Perhaps the media and government are in cahoots to distract us from the important. Why worry about a national budget’s impact on poverty when we can vote for someone to get kicked off an island? Why worry about the struggling single mom and kids down the street when we can worry about The Bachelor’s choice on TV? Why work toward strong families and life when we can read about gay wedding cake uproars and the lifestyles of the deviant and perhaps mentally ill?
Hey media guys, as I once spent quality time to read in a truly good book, “Get Thee Behind Me, Satan.” I don’t have time or energy for these stories of the weird, the titillating and the outcries of undeserving celebrities. I have work to do for my family and for my God. Get out of my papers and magazines and off my screens!

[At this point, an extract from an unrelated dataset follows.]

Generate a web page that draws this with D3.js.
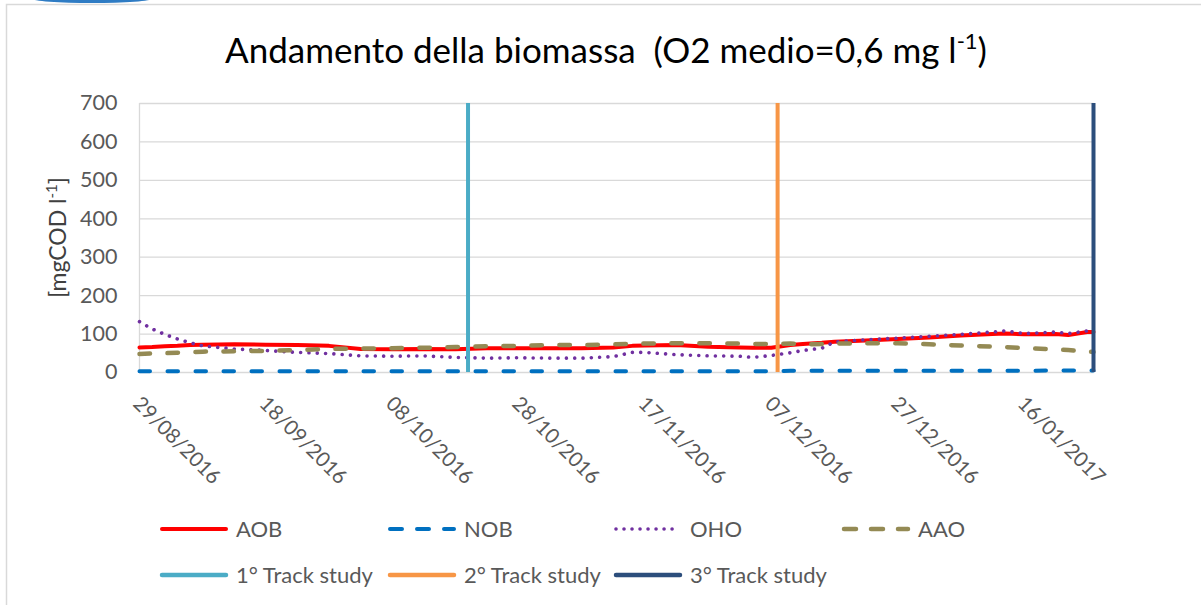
<!DOCTYPE html>
<html>
<head>
<meta charset="utf-8">
<script src="https://cdn.jsdelivr.net/npm/d3@7"></script>
<style>
  body { margin: 0; background: #fff; }
  svg { display: block; }
  text { font-family: Lato, "Open Sans", sans-serif; white-space: pre; }
</style>
</head>
<body>
<svg id="chart" width="1201" height="605"></svg>
<script>
// ---- data -------------------------------------------------------------
const dates = [
  "29/08/2016","31/08/2016","02/09/2016","04/09/2016","06/09/2016","08/09/2016",
  "13/09/2016","18/09/2016","23/09/2016","28/09/2016","03/10/2016","08/10/2016",
  "13/10/2016","18/10/2016","23/10/2016","28/10/2016","02/11/2016","07/11/2016",
  "12/11/2016","15/11/2016","17/11/2016","22/11/2016","27/11/2016","02/12/2016",
  "04/12/2016","07/12/2016","10/12/2016","12/12/2016","15/12/2016","17/12/2016",
  "22/12/2016","27/12/2016","01/01/2017","06/01/2017","11/01/2017","13/01/2017",
  "16/01/2017","21/01/2017","23/01/2017","26/01/2017","27/01/2017"
];
const aob = [64,65,67,68,70,71,72,71,70,68,60,59,60,59,62,62,62,62,64,68,69,70,66,64,
             63,63,70,73,76,79,82,86,90,95,99,100,98,99,96,104,104];
const nob = [2,2,2,2,2,2,2,2,2,2,2,2,2,2,2,2,2,2,2,2,2,2,2,2,
             2,2,3,3,3,3,3,3,3,3,3,3,3,4,4,4,4];
const oho = [131,112,98,86,76,68,60,56,51,48,42,41,42,38,36,37,36,36,40,51,51,45,42,41,
             38,43,50,56,62,78,84,88,93,98,104,107,100,104,100,107,108];
const aao = [47,48,49,50,51,53,54,55,57,60,61,62,63,65,67,68,70,70,72,73,74,75,75,74,
             73,73,74,72,73,74,75,75,72,69,66,65,62,59,57,53,52];

const seriesNames = ["AOB", "NOB", "OHO", "AAO"];
const seriesValues = [aob, nob, oho, aao];

const trackNames = ["1° Track study", "2° Track study", "3° Track study"];
const trackDates = ["20/10/2016", "08/12/2016", "27/01/2017"];
const trackRange = [0, 700];

const xTickLabels = ["29/08/2016","18/09/2016","08/10/2016","28/10/2016",
                     "17/11/2016","07/12/2016","27/12/2016","16/01/2017"];
const yTickValues = [0, 100, 200, 300, 400, 500, 600, 700];
const xDomain = ["29/08/2016", "27/01/2017"];

// ---- styles -----------------------------------------------------------
const seriesStyle = {
  "AOB": { stroke: "#FF0000", width: 4,   dash: null,        cap: "round" },
  "NOB": { stroke: "#0070C0", width: 4,   dash: "10.5 17.5", cap: "round" },
  "OHO": { stroke: "#7030A0", width: 3.6, dash: "0.01 8.3",  cap: "round" },
  "AAO": { stroke: "#948A54", width: 4.5, dash: "10.5 17.5", cap: "round" }
};
const trackColors = ["#4BACC6", "#F79646", "#2C4E7C"];

// ---- layout -----------------------------------------------------------
const svg = d3.select("#chart");
const plot = { left: 139.5, right: 1093.5, top: 103, bottom: 372 };
const parse = d3.timeParse("%d/%m/%Y");
const fmt = d3.timeFormat("%d/%m/%Y");

const x = d3.scaleTime().domain(xDomain.map(parse)).range([plot.left, plot.right]);
const y = d3.scaleLinear().domain([0, 700]).range([plot.bottom, plot.top]);

// chart frame
svg.append("rect").attr("x", 6.5).attr("y", 4.5).attr("width", 1200).attr("height", 610)
  .attr("fill", "#fff").attr("stroke", "#D9D9D9").attr("stroke-width", 1.5);
svg.append("ellipse").attr("cx", 92).attr("cy", -1.5).attr("rx", 60).attr("ry", 4.6)
  .attr("fill", "#2F7CC4");

// title
const title = svg.append("text").attr("x", 606).attr("y", 63)
  .attr("text-anchor", "middle").attr("fill", "#000").style("font-size", "35px");
title.append("tspan").text("Andamento della biomassa  (O2 medio=0,6 mg l");
title.append("tspan").attr("dy", -14).style("font-size", "22px").text("-1");
title.append("tspan").attr("dy", 14).text(")");

// gridlines
const grid = svg.append("g").attr("transform", `translate(${plot.left},0)`)
  .call(d3.axisLeft(y).tickValues(yTickValues).tickSize(-(plot.right - plot.left)).tickFormat(""));
grid.select(".domain").remove();
grid.selectAll("line").attr("stroke", "#D9D9D9").attr("stroke-width", 1.3);

// left axis line
svg.append("line").attr("x1", plot.left).attr("x2", plot.left)
  .attr("y1", plot.top).attr("y2", plot.bottom)
  .attr("stroke", "#D9D9D9").attr("stroke-width", 1.3);

// y axis labels
const yAxis = svg.append("g").attr("transform", `translate(${plot.left},0)`)
  .call(d3.axisLeft(y).tickValues(yTickValues).tickSize(0).tickPadding(22));
yAxis.select(".domain").remove();
yAxis.selectAll("text").attr("fill", "#595959").style("font-size", "21.5px")
  .style("font-family", "Lato, 'Open Sans', sans-serif");

// x axis labels
const xAxis = svg.append("g").attr("transform", `translate(0,${plot.bottom})`)
  .call(d3.axisBottom(x).tickValues(xTickLabels.map(parse)).tickFormat(fmt).tickSize(0));
xAxis.select(".domain").remove();
xAxis.selectAll("text")
  .attr("x", 0).attr("y", 0).attr("dy", "0.35em")
  .attr("text-anchor", "start")
  .attr("transform", "translate(-3,28) rotate(45)")
  .attr("fill", "#595959").style("font-size", "20.5px")
  .style("font-family", "Lato, 'Open Sans', sans-serif");

// y axis title
const yTitle = svg.append("text")
  .attr("transform", `translate(58,${(plot.top + plot.bottom) / 2}) rotate(-90)`)
  .attr("text-anchor", "middle").attr("dy", "0.35em")
  .attr("fill", "#404040").style("font-size", "23px");
yTitle.append("tspan").text("[mgCOD l");
yTitle.append("tspan").attr("dy", -9).style("font-size", "15px").text("-1");
yTitle.append("tspan").attr("dy", 9).text("]");

// series lines
const line = d3.line().x(d => x(d.date)).y(d => y(d.v));
seriesNames.forEach((name, i) => {
  const pts = dates.map((d, j) => ({ date: parse(d), v: seriesValues[i][j] }));
  const s = seriesStyle[name];
  svg.append("path").datum(pts).attr("d", line)
    .attr("fill", "none").attr("stroke", s.stroke).attr("stroke-width", s.width)
    .attr("stroke-linecap", s.cap).attr("stroke-linejoin", "round")
    .attr("stroke-dasharray", s.dash);
});

// track study markers
trackNames.forEach((name, i) => {
  const pts = trackRange.map(v => ({ date: parse(trackDates[i]), v }));
  svg.append("path").datum(pts).attr("d", line)
    .attr("fill", "none").attr("stroke", trackColors[i]).attr("stroke-width", 4);
});

// legend
const legendItems = [
  ...seriesNames.map(n => ({ name: n, ...seriesStyle[n] })),
  ...trackNames.map((n, i) => ({ name: n, stroke: trackColors[i], width: 4.5, dash: null, cap: "round" }))
];
const legendPos = [
  [160, 529], [388, 529], [614, 529], [842, 529],
  [160, 575], [388, 575], [614, 575]
];
legendItems.forEach((it, i) => {
  const [lx, ly] = legendPos[i];
  const g = svg.append("g").attr("transform", `translate(${lx},${ly})`);
  g.append("line").attr("x1", 2).attr("x2", 66).attr("y1", 0).attr("y2", 0)
    .attr("stroke", it.stroke).attr("stroke-width", it.width)
    .attr("stroke-linecap", it.cap)
    .attr("stroke-dasharray", it.name === "OHO" ? "0.01 8" : (it.dash ? "12 15" : null));
  g.append("text").attr("x", 76).attr("y", 0).attr("dy", "0.35em")
    .attr("fill", "#595959").style("font-size", "22px").text(it.name);
});
</script>
</body>
</html>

I won’t hate others because we Catholics don’t hate, we love. You’d understand that if you took the time to know us instead of the celebrities and protestors you create. No, I won’t hate you, but I will choose to ignore you and not to spend my money on your product. That language, of the wallet, you pay attention to and understand.
So call me when Ms. Jolie or Ms. Cyrus or a Kardashian would like to learn about the poor or about our Catholic faith put into action. I’m sure we can have them tag along on a home visit. You can even report on it.